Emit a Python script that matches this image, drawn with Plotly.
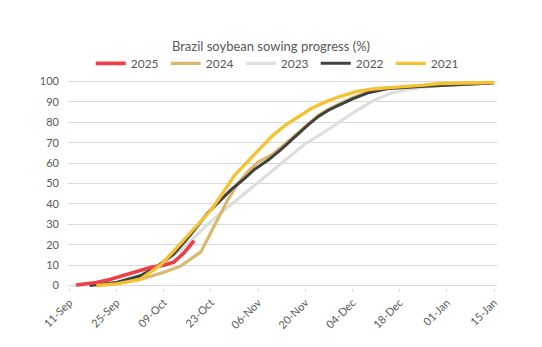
import plotly.graph_objects as go
from datetime import date

# Sowing progress (% of area) by season, keyed by day-month of the season calendar
dates_2025 = ["09-13", "09-19", "09-23", "09-27", "10-01", "10-05", "10-09", "10-12", "10-15", "10-18"]
pct_2025 = [0.3, 1.5, 3.0, 5.0, 7.2, 8.8, 10.0, 11.5, 16.0, 22.0]

dates_2024 = ["09-19", "09-25", "10-02", "10-09", "10-14", "10-20", "10-25", "10-28", "10-31", "11-03",
              "11-06", "11-10", "11-13", "11-17", "11-21", "11-24", "11-27", "11-30", "12-04", "12-09",
              "12-15", "12-24", "01-01", "01-08", "01-15"]
pct_2024 = [0.0, 1.0, 3.0, 6.5, 9.5, 16.5, 32.5, 42.0, 50.0, 56.0,
            60.5, 64.0, 68.0, 73.5, 79.5, 83.5, 86.5, 89.0, 92.0, 95.0,
            96.8, 97.6, 98.3, 98.9, 99.4]

dates_2023 = ["09-12", "09-18", "09-25", "10-02", "10-09", "10-14", "10-18", "10-22", "10-27", "10-31",
              "11-04", "11-08", "11-12", "11-16", "11-20", "11-25", "11-30", "12-05", "12-10", "12-15",
              "12-20", "12-25", "01-01", "01-08", "01-15"]
pct_2023 = [0.0, 0.5, 1.5, 4.5, 11.0, 17.5, 23.5, 30.0, 37.0, 42.5,
            47.5, 53.0, 59.0, 64.0, 69.5, 74.5, 80.0, 85.5, 90.5, 94.0,
            96.0, 97.2, 98.3, 99.0, 99.5]

dates_2022 = ["09-17", "09-25", "10-02", "10-07", "10-12", "10-17", "10-22", "10-26", "10-29", "11-02",
              "11-05", "11-09", "11-13", "11-17", "11-21", "11-24", "11-27", "11-30", "12-04", "12-09",
              "12-15", "12-24", "01-01", "01-08", "01-15"]
pct_2022 = [0.0, 1.5, 4.8, 9.3, 15.5, 25.0, 35.5, 42.0, 47.0, 52.5,
            57.0, 61.5, 67.0, 73.0, 79.0, 83.0, 86.0, 88.4, 91.5, 94.6,
            96.6, 97.5, 98.2, 98.8, 99.3]

dates_2021 = ["09-19", "09-25", "10-02", "10-08", "10-12", "10-18", "10-23", "10-26", "10-30", "11-03",
              "11-06", "11-10", "11-14", "11-18", "11-22", "11-26", "11-30", "12-05", "12-10", "12-15",
              "12-20", "12-25", "12-30", "01-04", "01-09", "01-15"]
pct_2021 = [0.0, 0.8, 3.0, 10.0, 17.0, 28.0, 37.0, 44.0, 54.0, 61.0,
            66.0, 73.0, 78.5, 83.0, 87.0, 90.0, 92.5, 95.0, 96.3, 97.0,
            97.5, 98.2, 99.0, 99.2, 99.3, 99.5]

tick_dates = ["09-11", "09-25", "10-09", "10-23", "11-06", "11-20", "12-04", "12-18", "01-01", "01-15"]
tick_labels = ["11-Sep", "25-Sep", "09-Oct", "23-Oct", "06-Nov", "20-Nov", "04-Dec", "18-Dec", "01-Jan", "15-Jan"]
y_ticks = [0, 10, 20, 30, 40, 50, 60, 70, 80, 90, 100]


def season_day(md):
    """Map a 'MM-DD' string onto a common Sep-to-Jan season calendar."""
    m, d = (int(p) for p in md.split("-"))
    return date(2025 if m >= 9 else 2026, m, d)


series = [
    # name, dates, values, colour, width, legend rank
    ("2023", dates_2023, pct_2023, "#DEDEDE", 3.2, 3),
    ("2024", dates_2024, pct_2024, "#D8B96C", 3.2, 2),
    ("2022", dates_2022, pct_2022, "#404040", 3.0, 4),
    ("2025", dates_2025, pct_2025, "#EC3F48", 3.6, 1),
    ("2021", dates_2021, pct_2021, "#F4C232", 3.4, 5),
]

fig = go.Figure()
for name, ds, vals, colour, width, rank in series:
    fig.add_trace(go.Scatter(
        x=[season_day(s) for s in ds], y=vals, name=name, mode="lines",
        line=dict(color=colour, width=width), legendrank=rank,
    ))

font_family = "Lato, 'Open Sans', sans-serif"
text_grey = "#595959"
grid_grey = "#D9D9D9"

fig.update_layout(
    width=542, height=347,
    margin=dict(l=68, r=45, t=79, b=59),
    paper_bgcolor="white", plot_bgcolor="white",
    font=dict(family=font_family, color=text_grey, size=11),
    title=dict(text="Brazil soybean sowing progress (%)", x=0.5, xanchor="center",
               y=1 - 46 / 347, yanchor="middle", yref="container",
               font=dict(size=13, color=text_grey, family=font_family)),
    legend=dict(orientation="h", x=0.49, xanchor="center", y=1.075, yanchor="middle",
                entrywidth=30, entrywidthmode="pixels", font=dict(size=12, color=text_grey),
                bgcolor="rgba(0,0,0,0)", itemclick=False),
    showlegend=True,
)

fig.update_xaxes(
    type="date",
    range=[date(2025, 9, 10).isoformat() + " 14:00", date(2026, 1, 15).isoformat() + " 21:00"],
    tickvals=[season_day(s) for s in tick_dates], ticktext=tick_labels,
    tickangle=-45, tickfont=dict(size=11, color=text_grey),
    showgrid=False, showline=False, zeroline=False,
    ticks="outside", ticklen=3, tickcolor=grid_grey, tickwidth=1,
)
fig.update_yaxes(
    range=[-1.2, 101.2], tickvals=y_ticks,
    tickfont=dict(size=11, color=text_grey),
    showgrid=True, gridcolor=grid_grey, gridwidth=1,
    zeroline=True, zerolinecolor=grid_grey, zerolinewidth=1,
    showline=False, ticks="", ticklabelstandoff=8,
)

fig.write_html("out.html")
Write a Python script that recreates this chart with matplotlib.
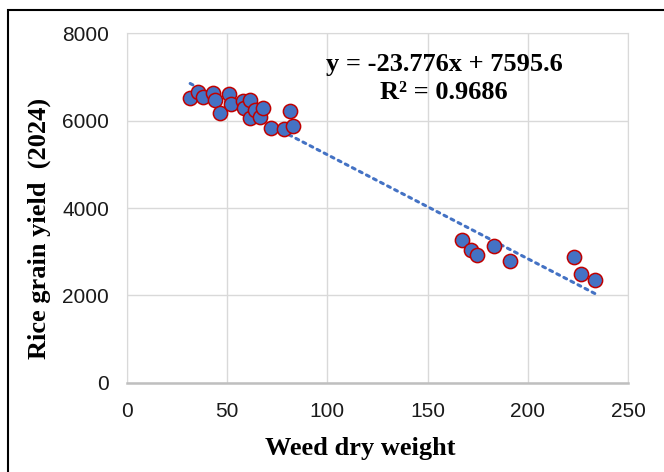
import numpy as np
import matplotlib.pyplot as plt
from matplotlib.patches import Rectangle

# weed dry weight vs rice grain yield (2024)
weed = [31.5, 35.5, 38, 43, 44, 46.5, 51, 52, 58, 58.5, 61.5, 61.5, 64, 66.5, 68,
        72, 78.5, 81.5, 83, 167, 171.5, 174.5, 183, 191, 223, 226.5, 233.5]
yield_ = [6526, 6658, 6537, 6622, 6469, 6183, 6599, 6377, 6452, 6279, 6469, 6057,
          6240, 6087, 6293, 5840, 5817, 6224, 5886, 3280, 3040, 2926, 3131, 2795,
          2872, 2491, 2354]
slope, intercept = -23.776, 7595.6
r2 = 0.9686

fig = plt.figure(figsize=(6.64, 4.72), dpi=100)
ax = fig.add_axes([0.1913, 0.1886, 0.7545, 0.7414])

# outer black frame like the pasted excel chart
fig.patches.append(Rectangle((8 / 664, -0.1), 1.2, 1 - 10 / 472 + 0.1, transform=fig.transFigure,
                             fill=False, edgecolor='black', linewidth=1.5))

xs = np.array([min(weed), max(weed)])
ax.plot(xs, slope * xs + intercept, linestyle=(0, (1, 1.6)), color='#4472C4',
        linewidth=2.2, dash_capstyle='round', zorder=2)
ax.scatter(weed, yield_, s=105, c='#4472C4', edgecolors='#C00000', linewidths=1.1, zorder=3)

ax.set_xlim(0, 250)
ax.set_ylim(0, 8000)
ax.set_xticks(range(0, 251, 50))
ax.set_yticks(range(0, 8001, 2000))
ax.grid(True, color='#D9D9D9', linewidth=1)
ax.set_axisbelow(True)
for s in ['top', 'right', 'left']:
    ax.spines[s].set_color('#D9D9D9')
ax.spines['bottom'].set_color('#BFBFBF')
ax.spines['bottom'].set_linewidth(1.8)
ax.tick_params(length=0, labelsize=15, labelcolor='#1a1a1a')
ax.tick_params(axis='y', pad=13)
ax.tick_params(axis='x', pad=14)
for lab in ax.get_xticklabels() + ax.get_yticklabels():
    lab.set_family('Liberation Sans')

ax.set_xlabel('Weed dry weight', family='Liberation Serif', fontweight='bold', fontsize=19)
ax.set_ylabel('Rice grain yield  (2024)', family='Liberation Serif', fontweight='bold',
              fontsize=19)
ax.xaxis.set_label_coords(0.465, -0.155)
ax.yaxis.set_label_coords(-0.152, 0.443)

ax.text(0.633, 0.87, 'y = -23.776x + 7595.6\nR² = 0.9686', transform=ax.transAxes,
        ha='center', va='center', family='Liberation Serif', fontweight='bold',
        fontsize=19, linespacing=1.32)

fig.savefig('out.png', dpi=100)
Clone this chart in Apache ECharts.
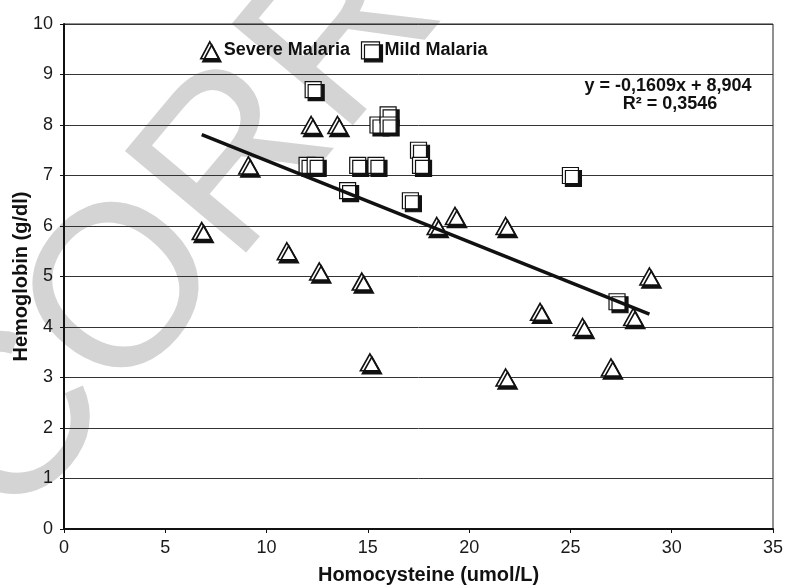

§ **Directions for this task**
Taking the entries above, extract every line from the one bearing "Write a Python" through the one bearing "lab.set_family('Liberation Sans')", exactly, with no pictures.

§ **The answer**
Write a Python script that recreates this chart with matplotlib.
import numpy as np
import matplotlib.pyplot as plt
from matplotlib.patches import Rectangle

# weed dry weight vs rice grain yield (2024)
weed = [31.5, 35.5, 38, 43, 44, 46.5, 51, 52, 58, 58.5, 61.5, 61.5, 64, 66.5, 68,
        72, 78.5, 81.5, 83, 167, 171.5, 174.5, 183, 191, 223, 226.5, 233.5]
yield_ = [6526, 6658, 6537, 6622, 6469, 6183, 6599, 6377, 6452, 6279, 6469, 6057,
          6240, 6087, 6293, 5840, 5817, 6224, 5886, 3280, 3040, 2926, 3131, 2795,
          2872, 2491, 2354]
slope, intercept = -23.776, 7595.6
r2 = 0.9686

fig = plt.figure(figsize=(6.64, 4.72), dpi=100)
ax = fig.add_axes([0.1913, 0.1886, 0.7545, 0.7414])

# outer black frame like the pasted excel chart
fig.patches.append(Rectangle((8 / 664, -0.1), 1.2, 1 - 10 / 472 + 0.1, transform=fig.transFigure,
                             fill=False, edgecolor='black', linewidth=1.5))

xs = np.array([min(weed), max(weed)])
ax.plot(xs, slope * xs + intercept, linestyle=(0, (1, 1.6)), color='#4472C4',
        linewidth=2.2, dash_capstyle='round', zorder=2)
ax.scatter(weed, yield_, s=105, c='#4472C4', edgecolors='#C00000', linewidths=1.1, zorder=3)

ax.set_xlim(0, 250)
ax.set_ylim(0, 8000)
ax.set_xticks(range(0, 251, 50))
ax.set_yticks(range(0, 8001, 2000))
ax.grid(True, color='#D9D9D9', linewidth=1)
ax.set_axisbelow(True)
for s in ['top', 'right', 'left']:
    ax.spines[s].set_color('#D9D9D9')
ax.spines['bottom'].set_color('#BFBFBF')
ax.spines['bottom'].set_linewidth(1.8)
ax.tick_params(length=0, labelsize=15, labelcolor='#1a1a1a')
ax.tick_params(axis='y', pad=13)
ax.tick_params(axis='x', pad=14)
for lab in ax.get_xticklabels() + ax.get_yticklabels():
    lab.set_family('Liberation Sans')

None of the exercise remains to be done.